As the system grows, the ratio of effort overhead to the size of an actual change increases sharply. This “gravitational inertia” of the implementation—its resistance to change—expands disproportionately with scale.
If the system being built is complex by nature, choosing a tool that is too simple may result in shifting the complexity elsewhere. Even if each step in the construction is easy, the final product may be very difficult to change or repair. This is a form of accumulated debt - the encoding debt.
Each POV highlights certain aspects while concealing others, so the broader domain is gradually revealed through a sequence of limited “windows.”
This approach enables scaling: keeping each POV relatively small while allowing the overall content to expand. In this way, DCM preserves a human scale in the implementation domain, ensuring that all relevant implementation elements remain cognitively accessible. However, this method of construction also means that larger structures are not fully compositional in the traditional sense; there may be no single, unique way to decompose something into parts.
Traditional software development offers no real counterpart. Programming languages support only fully compositional, “Lego-block” styles. Even with multiple inheritance, a field or class member belongs exclusively to one class, either its origin or an inheritor. Inheritance is linear, and alternative interpretations or overlaps require manual orchestration.

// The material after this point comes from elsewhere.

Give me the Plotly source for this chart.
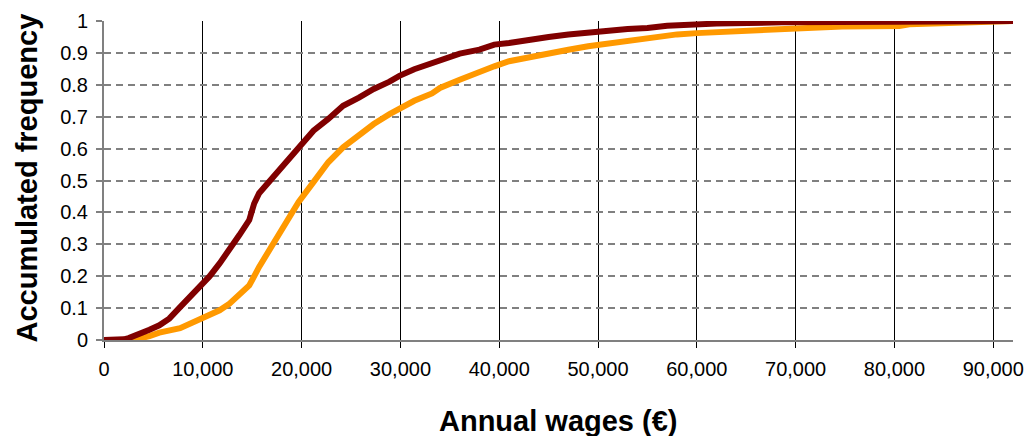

Human cognition, by contrast, readily sustains multiple interpretations of the same thing (being a buyer, a parent, an accountant, etc), and language naturally reflects this flexibility. Such flexibility, as we will see, is crucial for addressing the core challenges of the target domains such as contract-management.
By supporting multiple POVs, DCM keeps software systems transparent (“see-through”) as they grow and allows extensions or changes to be implemented without the effort increasing proportionally with system size — remaining instead scaled to the change itself.